- Provided data

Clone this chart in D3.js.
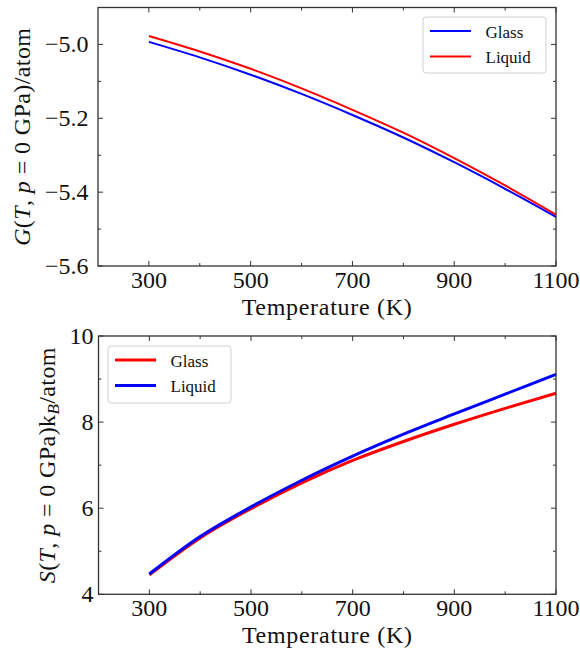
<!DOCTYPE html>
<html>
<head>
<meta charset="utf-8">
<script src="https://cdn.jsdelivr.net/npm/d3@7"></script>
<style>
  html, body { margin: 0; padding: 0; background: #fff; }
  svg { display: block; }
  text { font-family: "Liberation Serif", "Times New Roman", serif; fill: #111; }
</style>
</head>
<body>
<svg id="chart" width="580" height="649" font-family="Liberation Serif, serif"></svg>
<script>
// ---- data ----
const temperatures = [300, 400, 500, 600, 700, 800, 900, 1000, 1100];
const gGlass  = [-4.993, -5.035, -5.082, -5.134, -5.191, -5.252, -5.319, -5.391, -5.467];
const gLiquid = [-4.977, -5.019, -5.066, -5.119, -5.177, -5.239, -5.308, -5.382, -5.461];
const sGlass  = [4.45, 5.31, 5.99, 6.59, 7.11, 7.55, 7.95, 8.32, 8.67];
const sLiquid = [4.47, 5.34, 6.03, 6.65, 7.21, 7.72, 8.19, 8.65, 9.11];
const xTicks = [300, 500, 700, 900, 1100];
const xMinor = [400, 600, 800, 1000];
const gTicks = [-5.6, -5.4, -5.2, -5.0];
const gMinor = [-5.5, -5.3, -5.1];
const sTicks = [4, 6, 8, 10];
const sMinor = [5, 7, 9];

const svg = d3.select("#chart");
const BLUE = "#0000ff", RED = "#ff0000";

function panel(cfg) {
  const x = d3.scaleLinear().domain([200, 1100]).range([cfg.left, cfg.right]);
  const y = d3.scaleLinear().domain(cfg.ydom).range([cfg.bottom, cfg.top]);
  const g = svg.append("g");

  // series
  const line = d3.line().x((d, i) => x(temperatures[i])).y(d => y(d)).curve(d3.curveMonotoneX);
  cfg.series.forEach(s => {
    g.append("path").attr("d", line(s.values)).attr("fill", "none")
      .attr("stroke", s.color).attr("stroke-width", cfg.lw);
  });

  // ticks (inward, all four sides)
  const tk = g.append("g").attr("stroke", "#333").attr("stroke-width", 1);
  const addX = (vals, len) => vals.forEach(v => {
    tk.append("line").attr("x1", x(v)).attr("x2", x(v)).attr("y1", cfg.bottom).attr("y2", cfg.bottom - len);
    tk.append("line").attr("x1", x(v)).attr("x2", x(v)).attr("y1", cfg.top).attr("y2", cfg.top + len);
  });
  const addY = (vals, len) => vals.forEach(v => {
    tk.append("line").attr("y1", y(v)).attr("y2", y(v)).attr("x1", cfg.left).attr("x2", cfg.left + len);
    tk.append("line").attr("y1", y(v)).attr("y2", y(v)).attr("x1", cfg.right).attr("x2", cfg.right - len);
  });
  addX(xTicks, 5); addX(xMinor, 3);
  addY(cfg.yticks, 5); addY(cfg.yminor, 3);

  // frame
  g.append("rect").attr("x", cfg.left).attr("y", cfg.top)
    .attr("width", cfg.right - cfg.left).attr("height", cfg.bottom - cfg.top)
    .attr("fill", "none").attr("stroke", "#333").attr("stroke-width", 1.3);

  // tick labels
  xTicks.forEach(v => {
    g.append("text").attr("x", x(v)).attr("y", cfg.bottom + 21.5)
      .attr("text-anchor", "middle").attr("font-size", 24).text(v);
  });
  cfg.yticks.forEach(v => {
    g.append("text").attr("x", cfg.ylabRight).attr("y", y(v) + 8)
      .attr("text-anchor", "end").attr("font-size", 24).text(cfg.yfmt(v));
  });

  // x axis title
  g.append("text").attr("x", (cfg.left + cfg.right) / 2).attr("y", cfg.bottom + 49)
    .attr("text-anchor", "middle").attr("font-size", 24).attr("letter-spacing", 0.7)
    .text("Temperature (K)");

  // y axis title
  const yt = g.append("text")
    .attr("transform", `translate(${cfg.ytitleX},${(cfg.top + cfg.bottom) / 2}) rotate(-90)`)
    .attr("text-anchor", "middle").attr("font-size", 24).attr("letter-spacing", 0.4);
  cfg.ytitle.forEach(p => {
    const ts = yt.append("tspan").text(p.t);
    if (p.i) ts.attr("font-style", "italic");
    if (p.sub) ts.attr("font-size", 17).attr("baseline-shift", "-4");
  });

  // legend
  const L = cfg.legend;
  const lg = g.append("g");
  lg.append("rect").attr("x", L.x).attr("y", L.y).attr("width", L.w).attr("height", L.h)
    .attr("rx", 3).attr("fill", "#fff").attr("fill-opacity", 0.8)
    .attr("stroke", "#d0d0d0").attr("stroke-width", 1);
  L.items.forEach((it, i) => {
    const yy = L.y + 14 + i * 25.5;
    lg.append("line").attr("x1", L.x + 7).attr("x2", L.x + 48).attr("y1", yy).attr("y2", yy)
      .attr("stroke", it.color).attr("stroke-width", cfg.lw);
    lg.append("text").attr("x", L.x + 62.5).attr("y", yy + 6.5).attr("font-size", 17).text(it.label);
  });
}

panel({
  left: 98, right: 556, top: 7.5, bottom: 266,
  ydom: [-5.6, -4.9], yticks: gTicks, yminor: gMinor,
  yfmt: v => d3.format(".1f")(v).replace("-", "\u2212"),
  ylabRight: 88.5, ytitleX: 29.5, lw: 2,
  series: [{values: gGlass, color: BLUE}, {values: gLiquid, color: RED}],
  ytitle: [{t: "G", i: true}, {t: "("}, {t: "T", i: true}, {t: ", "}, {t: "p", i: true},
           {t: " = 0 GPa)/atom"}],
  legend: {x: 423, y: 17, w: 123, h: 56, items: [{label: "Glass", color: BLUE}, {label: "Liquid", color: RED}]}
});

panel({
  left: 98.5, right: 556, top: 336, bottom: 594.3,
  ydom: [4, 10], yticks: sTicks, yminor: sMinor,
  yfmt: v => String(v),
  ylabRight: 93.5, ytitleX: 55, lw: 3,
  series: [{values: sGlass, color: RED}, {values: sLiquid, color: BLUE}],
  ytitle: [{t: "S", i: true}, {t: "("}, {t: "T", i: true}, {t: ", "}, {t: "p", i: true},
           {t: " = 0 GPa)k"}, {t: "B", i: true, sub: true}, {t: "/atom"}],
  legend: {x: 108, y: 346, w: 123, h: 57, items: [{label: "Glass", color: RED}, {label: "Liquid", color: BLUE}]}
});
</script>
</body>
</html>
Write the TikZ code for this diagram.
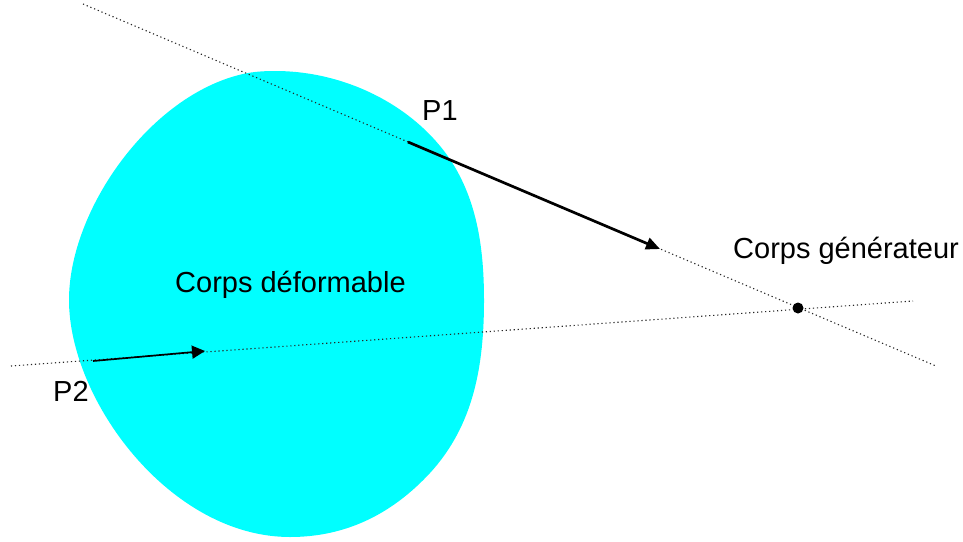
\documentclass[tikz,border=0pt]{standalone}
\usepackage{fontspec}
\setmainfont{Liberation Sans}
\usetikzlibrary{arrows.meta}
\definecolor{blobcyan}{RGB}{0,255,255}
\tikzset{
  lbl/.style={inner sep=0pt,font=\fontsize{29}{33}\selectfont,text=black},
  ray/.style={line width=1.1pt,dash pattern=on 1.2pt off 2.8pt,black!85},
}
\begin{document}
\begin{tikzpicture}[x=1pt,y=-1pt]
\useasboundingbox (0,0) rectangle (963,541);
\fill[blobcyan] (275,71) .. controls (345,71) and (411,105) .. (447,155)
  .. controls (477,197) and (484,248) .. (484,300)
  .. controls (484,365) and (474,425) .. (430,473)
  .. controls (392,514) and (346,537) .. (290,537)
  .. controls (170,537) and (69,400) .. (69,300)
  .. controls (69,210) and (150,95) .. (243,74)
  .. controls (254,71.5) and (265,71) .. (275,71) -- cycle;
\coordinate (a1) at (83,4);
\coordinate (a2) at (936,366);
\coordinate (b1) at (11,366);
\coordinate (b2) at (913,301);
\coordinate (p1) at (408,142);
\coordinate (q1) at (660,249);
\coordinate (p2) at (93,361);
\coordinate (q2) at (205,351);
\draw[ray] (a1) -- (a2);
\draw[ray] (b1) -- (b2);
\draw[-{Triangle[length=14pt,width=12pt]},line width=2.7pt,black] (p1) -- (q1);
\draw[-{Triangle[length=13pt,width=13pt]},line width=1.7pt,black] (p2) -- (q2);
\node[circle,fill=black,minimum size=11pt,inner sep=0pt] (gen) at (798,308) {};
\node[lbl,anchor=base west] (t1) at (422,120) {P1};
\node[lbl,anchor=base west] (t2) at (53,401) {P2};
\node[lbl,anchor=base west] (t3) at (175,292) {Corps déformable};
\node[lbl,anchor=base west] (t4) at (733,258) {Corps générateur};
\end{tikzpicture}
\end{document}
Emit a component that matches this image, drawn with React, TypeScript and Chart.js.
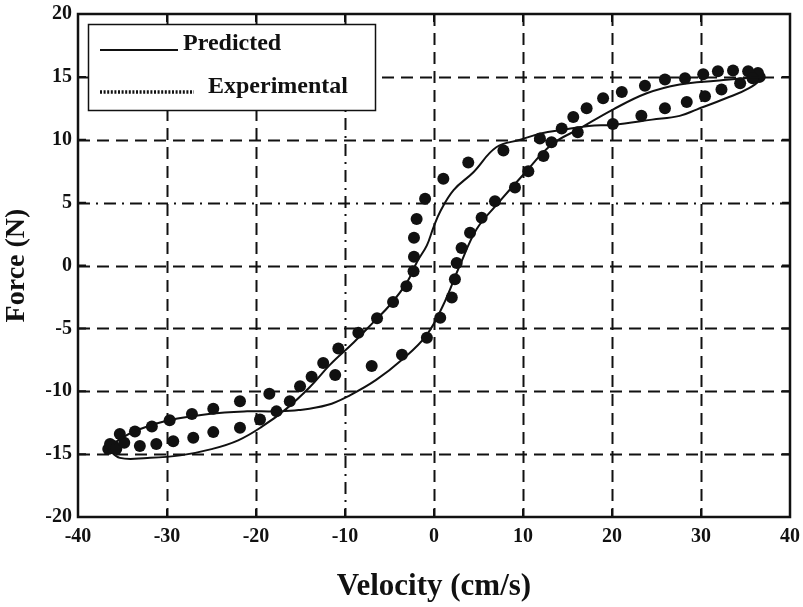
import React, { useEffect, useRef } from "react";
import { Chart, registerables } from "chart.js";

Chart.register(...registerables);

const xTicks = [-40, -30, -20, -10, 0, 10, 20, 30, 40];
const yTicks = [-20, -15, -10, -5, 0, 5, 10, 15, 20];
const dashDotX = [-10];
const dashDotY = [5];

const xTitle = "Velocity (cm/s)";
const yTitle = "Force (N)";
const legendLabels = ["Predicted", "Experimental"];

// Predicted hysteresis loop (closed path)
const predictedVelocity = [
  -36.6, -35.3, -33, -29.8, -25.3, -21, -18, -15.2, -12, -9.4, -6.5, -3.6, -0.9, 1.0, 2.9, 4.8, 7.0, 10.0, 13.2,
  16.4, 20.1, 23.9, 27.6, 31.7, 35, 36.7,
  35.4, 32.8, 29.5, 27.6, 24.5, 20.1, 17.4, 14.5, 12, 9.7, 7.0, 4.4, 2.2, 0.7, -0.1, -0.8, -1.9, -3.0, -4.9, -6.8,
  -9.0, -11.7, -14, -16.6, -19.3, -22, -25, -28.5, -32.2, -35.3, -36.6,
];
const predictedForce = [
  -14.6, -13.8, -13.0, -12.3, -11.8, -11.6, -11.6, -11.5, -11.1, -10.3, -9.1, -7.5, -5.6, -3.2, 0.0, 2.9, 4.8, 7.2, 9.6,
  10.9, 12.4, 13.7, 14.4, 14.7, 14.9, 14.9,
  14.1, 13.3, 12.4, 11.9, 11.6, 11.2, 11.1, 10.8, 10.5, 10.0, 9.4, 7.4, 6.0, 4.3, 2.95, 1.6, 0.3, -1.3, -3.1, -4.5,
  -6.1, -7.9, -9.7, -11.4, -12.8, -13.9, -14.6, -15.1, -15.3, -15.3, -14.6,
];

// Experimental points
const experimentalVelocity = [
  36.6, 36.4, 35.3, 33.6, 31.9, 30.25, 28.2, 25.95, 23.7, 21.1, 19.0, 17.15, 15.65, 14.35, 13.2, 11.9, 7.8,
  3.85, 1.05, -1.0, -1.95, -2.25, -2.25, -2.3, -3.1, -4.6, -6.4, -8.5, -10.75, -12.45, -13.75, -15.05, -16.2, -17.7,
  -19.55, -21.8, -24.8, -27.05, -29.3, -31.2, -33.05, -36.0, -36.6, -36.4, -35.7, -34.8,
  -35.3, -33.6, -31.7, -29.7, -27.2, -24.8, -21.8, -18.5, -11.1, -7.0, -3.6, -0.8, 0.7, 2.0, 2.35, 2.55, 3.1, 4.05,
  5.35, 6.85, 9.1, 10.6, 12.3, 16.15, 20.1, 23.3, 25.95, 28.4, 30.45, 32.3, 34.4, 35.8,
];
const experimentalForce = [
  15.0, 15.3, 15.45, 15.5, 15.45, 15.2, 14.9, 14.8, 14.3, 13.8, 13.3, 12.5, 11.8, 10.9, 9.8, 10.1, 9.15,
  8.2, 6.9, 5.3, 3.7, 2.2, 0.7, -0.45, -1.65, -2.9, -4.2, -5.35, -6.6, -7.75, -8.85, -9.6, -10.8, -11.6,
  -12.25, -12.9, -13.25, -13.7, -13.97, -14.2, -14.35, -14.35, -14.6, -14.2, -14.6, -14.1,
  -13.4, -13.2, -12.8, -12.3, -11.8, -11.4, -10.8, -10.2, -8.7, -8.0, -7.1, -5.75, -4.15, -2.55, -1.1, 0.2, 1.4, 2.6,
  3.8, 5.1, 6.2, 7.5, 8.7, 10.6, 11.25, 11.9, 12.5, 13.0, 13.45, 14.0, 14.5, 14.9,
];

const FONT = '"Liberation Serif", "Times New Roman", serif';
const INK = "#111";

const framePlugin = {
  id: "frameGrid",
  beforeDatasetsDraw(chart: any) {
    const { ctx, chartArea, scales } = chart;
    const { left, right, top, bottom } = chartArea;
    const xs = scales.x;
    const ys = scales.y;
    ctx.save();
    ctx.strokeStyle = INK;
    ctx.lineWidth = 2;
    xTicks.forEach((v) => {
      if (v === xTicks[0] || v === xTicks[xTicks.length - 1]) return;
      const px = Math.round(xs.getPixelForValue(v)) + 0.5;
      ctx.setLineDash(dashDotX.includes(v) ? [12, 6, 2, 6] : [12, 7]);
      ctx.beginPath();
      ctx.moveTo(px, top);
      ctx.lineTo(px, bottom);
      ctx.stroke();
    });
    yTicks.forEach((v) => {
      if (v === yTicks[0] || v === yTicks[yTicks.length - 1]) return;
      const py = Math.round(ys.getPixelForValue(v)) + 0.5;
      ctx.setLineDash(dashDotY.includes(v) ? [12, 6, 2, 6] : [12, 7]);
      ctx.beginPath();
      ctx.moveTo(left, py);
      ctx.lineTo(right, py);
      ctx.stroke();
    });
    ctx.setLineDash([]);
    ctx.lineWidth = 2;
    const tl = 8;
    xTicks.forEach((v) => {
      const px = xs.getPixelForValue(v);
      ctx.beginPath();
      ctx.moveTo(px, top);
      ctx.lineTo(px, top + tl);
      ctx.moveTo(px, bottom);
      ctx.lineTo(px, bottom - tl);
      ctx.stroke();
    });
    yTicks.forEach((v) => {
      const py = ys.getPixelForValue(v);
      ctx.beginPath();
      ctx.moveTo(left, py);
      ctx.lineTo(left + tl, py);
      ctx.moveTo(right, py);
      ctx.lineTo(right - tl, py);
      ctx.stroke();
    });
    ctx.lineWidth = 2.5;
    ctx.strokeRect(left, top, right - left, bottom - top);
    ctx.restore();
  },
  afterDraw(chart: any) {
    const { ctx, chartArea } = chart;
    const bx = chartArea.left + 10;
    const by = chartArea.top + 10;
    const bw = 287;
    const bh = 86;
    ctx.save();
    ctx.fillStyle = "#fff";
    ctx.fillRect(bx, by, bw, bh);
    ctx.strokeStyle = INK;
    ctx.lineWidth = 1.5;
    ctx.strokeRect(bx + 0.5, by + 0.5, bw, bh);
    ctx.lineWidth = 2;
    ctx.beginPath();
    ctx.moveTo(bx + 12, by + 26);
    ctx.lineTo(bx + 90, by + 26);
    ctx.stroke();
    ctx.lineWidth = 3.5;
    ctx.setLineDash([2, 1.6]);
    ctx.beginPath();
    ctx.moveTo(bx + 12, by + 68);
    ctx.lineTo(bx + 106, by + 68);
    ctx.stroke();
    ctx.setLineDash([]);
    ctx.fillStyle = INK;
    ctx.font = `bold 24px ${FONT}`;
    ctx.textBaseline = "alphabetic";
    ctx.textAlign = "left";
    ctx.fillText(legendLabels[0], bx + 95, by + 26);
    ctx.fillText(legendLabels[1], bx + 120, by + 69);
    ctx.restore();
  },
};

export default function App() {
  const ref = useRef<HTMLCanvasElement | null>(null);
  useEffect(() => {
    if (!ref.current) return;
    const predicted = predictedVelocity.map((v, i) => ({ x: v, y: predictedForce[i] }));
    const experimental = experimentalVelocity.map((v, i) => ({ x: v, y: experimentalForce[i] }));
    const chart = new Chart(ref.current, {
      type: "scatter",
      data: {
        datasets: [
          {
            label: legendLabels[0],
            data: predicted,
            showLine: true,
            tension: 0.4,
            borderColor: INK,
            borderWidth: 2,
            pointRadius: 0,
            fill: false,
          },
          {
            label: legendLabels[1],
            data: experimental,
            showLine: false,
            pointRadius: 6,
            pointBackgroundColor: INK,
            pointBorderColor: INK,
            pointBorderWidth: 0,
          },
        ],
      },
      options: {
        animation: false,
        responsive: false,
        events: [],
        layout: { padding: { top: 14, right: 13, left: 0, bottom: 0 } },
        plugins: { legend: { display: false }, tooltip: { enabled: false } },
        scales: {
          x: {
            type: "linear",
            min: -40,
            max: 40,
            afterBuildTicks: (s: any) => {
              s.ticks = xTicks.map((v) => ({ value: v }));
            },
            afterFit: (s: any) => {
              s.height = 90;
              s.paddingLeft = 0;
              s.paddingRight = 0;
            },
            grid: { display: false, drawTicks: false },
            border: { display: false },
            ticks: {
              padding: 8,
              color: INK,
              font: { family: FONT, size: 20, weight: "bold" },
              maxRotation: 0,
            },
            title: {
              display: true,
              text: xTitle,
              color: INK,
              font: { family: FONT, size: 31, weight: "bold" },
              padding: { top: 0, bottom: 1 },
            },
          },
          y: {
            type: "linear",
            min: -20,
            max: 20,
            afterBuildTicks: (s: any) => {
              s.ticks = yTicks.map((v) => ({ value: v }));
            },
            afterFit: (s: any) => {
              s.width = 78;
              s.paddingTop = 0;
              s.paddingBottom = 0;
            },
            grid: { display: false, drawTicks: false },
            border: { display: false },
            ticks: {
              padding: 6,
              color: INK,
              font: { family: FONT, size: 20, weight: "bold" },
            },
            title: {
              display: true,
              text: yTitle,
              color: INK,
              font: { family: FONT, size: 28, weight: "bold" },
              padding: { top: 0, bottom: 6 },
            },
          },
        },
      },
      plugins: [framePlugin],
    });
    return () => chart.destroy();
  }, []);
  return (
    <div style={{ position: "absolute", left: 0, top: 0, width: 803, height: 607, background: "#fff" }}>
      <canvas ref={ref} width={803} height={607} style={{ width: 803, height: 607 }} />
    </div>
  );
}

- Exercise description
For this exercise, gather every line of the data that contains the word "React".

- Finished answer
Emit a component that matches this image, drawn with React, TypeScript and Chart.js.
import React, { useEffect, useRef } from "react";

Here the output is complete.